»»

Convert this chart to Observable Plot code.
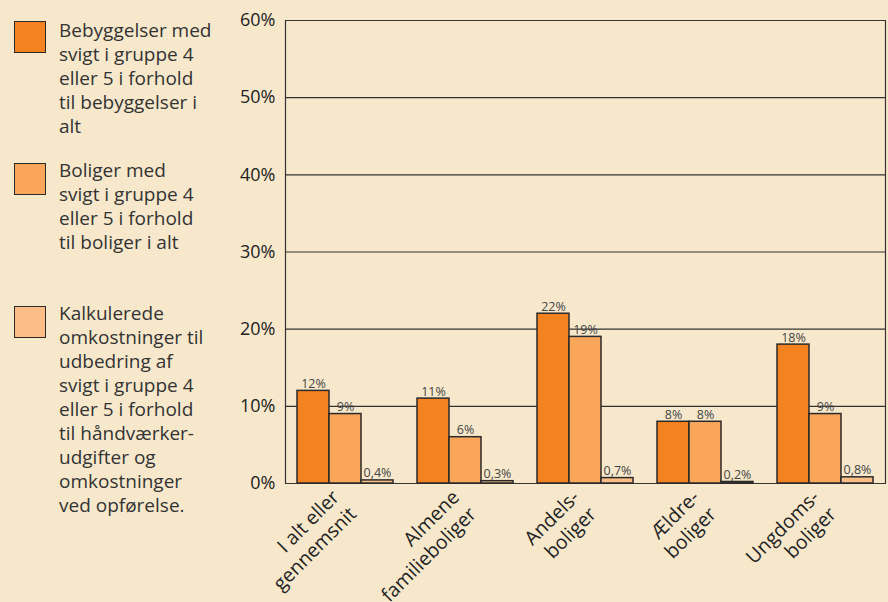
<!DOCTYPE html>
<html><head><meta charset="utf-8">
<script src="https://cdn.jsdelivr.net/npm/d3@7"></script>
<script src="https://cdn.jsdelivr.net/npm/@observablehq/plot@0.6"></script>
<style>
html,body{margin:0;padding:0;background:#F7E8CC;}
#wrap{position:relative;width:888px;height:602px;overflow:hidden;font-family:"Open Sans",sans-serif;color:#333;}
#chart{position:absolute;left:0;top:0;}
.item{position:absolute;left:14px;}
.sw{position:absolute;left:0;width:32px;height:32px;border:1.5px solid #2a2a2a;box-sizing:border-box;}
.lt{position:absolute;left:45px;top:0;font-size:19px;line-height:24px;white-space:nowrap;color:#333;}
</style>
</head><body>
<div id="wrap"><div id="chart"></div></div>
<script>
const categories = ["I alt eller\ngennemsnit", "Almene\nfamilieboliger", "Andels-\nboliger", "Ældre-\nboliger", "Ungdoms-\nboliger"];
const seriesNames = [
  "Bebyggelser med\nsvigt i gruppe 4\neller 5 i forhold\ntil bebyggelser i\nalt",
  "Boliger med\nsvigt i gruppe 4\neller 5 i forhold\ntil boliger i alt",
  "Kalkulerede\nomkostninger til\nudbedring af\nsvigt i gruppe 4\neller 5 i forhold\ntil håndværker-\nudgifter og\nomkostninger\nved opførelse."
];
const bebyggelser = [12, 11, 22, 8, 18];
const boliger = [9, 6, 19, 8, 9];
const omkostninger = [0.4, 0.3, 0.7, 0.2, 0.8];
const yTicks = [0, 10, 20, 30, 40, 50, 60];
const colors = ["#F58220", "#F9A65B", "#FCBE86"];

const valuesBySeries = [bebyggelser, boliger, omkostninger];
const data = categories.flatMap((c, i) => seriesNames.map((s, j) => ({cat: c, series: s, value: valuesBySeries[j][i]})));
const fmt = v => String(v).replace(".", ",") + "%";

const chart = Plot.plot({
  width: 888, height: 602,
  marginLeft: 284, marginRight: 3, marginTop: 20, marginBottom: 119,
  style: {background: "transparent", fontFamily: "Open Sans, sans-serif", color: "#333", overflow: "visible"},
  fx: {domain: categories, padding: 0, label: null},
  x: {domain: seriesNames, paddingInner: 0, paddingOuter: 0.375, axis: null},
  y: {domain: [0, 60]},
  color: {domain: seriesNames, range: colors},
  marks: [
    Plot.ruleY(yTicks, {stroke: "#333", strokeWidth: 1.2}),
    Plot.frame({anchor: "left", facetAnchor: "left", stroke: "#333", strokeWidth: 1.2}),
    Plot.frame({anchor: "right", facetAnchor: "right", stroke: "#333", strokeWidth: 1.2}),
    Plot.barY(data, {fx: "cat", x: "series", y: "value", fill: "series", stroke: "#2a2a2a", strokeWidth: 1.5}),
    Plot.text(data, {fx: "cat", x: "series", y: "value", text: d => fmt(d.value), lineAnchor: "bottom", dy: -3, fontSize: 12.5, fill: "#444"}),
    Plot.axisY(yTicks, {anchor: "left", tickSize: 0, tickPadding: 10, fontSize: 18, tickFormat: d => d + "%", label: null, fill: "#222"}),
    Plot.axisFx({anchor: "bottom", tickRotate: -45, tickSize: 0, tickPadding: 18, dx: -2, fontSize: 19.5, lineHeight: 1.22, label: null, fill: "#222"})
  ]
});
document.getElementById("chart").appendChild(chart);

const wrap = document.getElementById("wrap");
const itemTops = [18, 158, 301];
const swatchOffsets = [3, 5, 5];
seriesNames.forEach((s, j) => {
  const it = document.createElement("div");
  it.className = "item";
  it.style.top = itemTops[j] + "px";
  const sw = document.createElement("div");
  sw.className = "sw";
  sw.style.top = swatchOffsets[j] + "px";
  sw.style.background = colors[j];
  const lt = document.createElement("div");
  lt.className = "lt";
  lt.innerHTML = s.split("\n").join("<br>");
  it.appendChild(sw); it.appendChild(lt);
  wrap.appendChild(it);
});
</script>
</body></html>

««

> [Task requirements]: Omit every picture while copying the listing above exactly.

> [The answer]:
Convert this chart to Observable Plot code.
<!DOCTYPE html>
<html><head><meta charset="utf-8">
<script src="https://cdn.jsdelivr.net/npm/d3@7"></script>
<script src="https://cdn.jsdelivr.net/npm/@observablehq/plot@0.6"></script>
<style>
html,body{margin:0;padding:0;background:#F7E8CC;}
#wrap{position:relative;width:888px;height:602px;overflow:hidden;font-family:"Open Sans",sans-serif;color:#333;}
#chart{position:absolute;left:0;top:0;}
.item{position:absolute;left:14px;}
.sw{position:absolute;left:0;width:32px;height:32px;border:1.5px solid #2a2a2a;box-sizing:border-box;}
.lt{position:absolute;left:45px;top:0;font-size:19px;line-height:24px;white-space:nowrap;color:#333;}
</style>
</head><body>
<div id="wrap"><div id="chart"></div></div>
<script>
const categories = ["I alt eller\ngennemsnit", "Almene\nfamilieboliger", "Andels-\nboliger", "Ældre-\nboliger", "Ungdoms-\nboliger"];
const seriesNames = [
  "Bebyggelser med\nsvigt i gruppe 4\neller 5 i forhold\ntil bebyggelser i\nalt",
  "Boliger med\nsvigt i gruppe 4\neller 5 i forhold\ntil boliger i alt",
  "Kalkulerede\nomkostninger til\nudbedring af\nsvigt i gruppe 4\neller 5 i forhold\ntil håndværker-\nudgifter og\nomkostninger\nved opførelse."
];
const bebyggelser = [12, 11, 22, 8, 18];
const boliger = [9, 6, 19, 8, 9];
const omkostninger = [0.4, 0.3, 0.7, 0.2, 0.8];
const yTicks = [0, 10, 20, 30, 40, 50, 60];
const colors = ["#F58220", "#F9A65B", "#FCBE86"];

const valuesBySeries = [bebyggelser, boliger, omkostninger];
const data = categories.flatMap((c, i) => seriesNames.map((s, j) => ({cat: c, series: s, value: valuesBySeries[j][i]})));
const fmt = v => String(v).replace(".", ",") + "%";

const chart = Plot.plot({
  width: 888, height: 602,
  marginLeft: 284, marginRight: 3, marginTop: 20, marginBottom: 119,
  style: {background: "transparent", fontFamily: "Open Sans, sans-serif", color: "#333", overflow: "visible"},
  fx: {domain: categories, padding: 0, label: null},
  x: {domain: seriesNames, paddingInner: 0, paddingOuter: 0.375, axis: null},
  y: {domain: [0, 60]},
  color: {domain: seriesNames, range: colors},
  marks: [
    Plot.ruleY(yTicks, {stroke: "#333", strokeWidth: 1.2}),
    Plot.frame({anchor: "left", facetAnchor: "left", stroke: "#333", strokeWidth: 1.2}),
    Plot.frame({anchor: "right", facetAnchor: "right", stroke: "#333", strokeWidth: 1.2}),
    Plot.barY(data, {fx: "cat", x: "series", y: "value", fill: "series", stroke: "#2a2a2a", strokeWidth: 1.5}),
    Plot.text(data, {fx: "cat", x: "series", y: "value", text: d => fmt(d.value), lineAnchor: "bottom", dy: -3, fontSize: 12.5, fill: "#444"}),
    Plot.axisY(yTicks, {anchor: "left", tickSize: 0, tickPadding: 10, fontSize: 18, tickFormat: d => d + "%", label: null, fill: "#222"}),
    Plot.axisFx({anchor: "bottom", tickRotate: -45, tickSize: 0, tickPadding: 18, dx: -2, fontSize: 19.5, lineHeight: 1.22, label: null, fill: "#222"})
  ]
});
document.getElementById("chart").appendChild(chart);

const wrap = document.getElementById("wrap");
const itemTops = [18, 158, 301];
const swatchOffsets = [3, 5, 5];
seriesNames.forEach((s, j) => {
  const it = document.createElement("div");
  it.className = "item";
  it.style.top = itemTops[j] + "px";
  const sw = document.createElement("div");
  sw.className = "sw";
  sw.style.top = swatchOffsets[j] + "px";
  sw.style.background = colors[j];
  const lt = document.createElement("div");
  lt.className = "lt";
  lt.innerHTML = s.split("\n").join("<br>");
  it.appendChild(sw); it.appendChild(lt);
  wrap.appendChild(it);
});
</script>
</body></html>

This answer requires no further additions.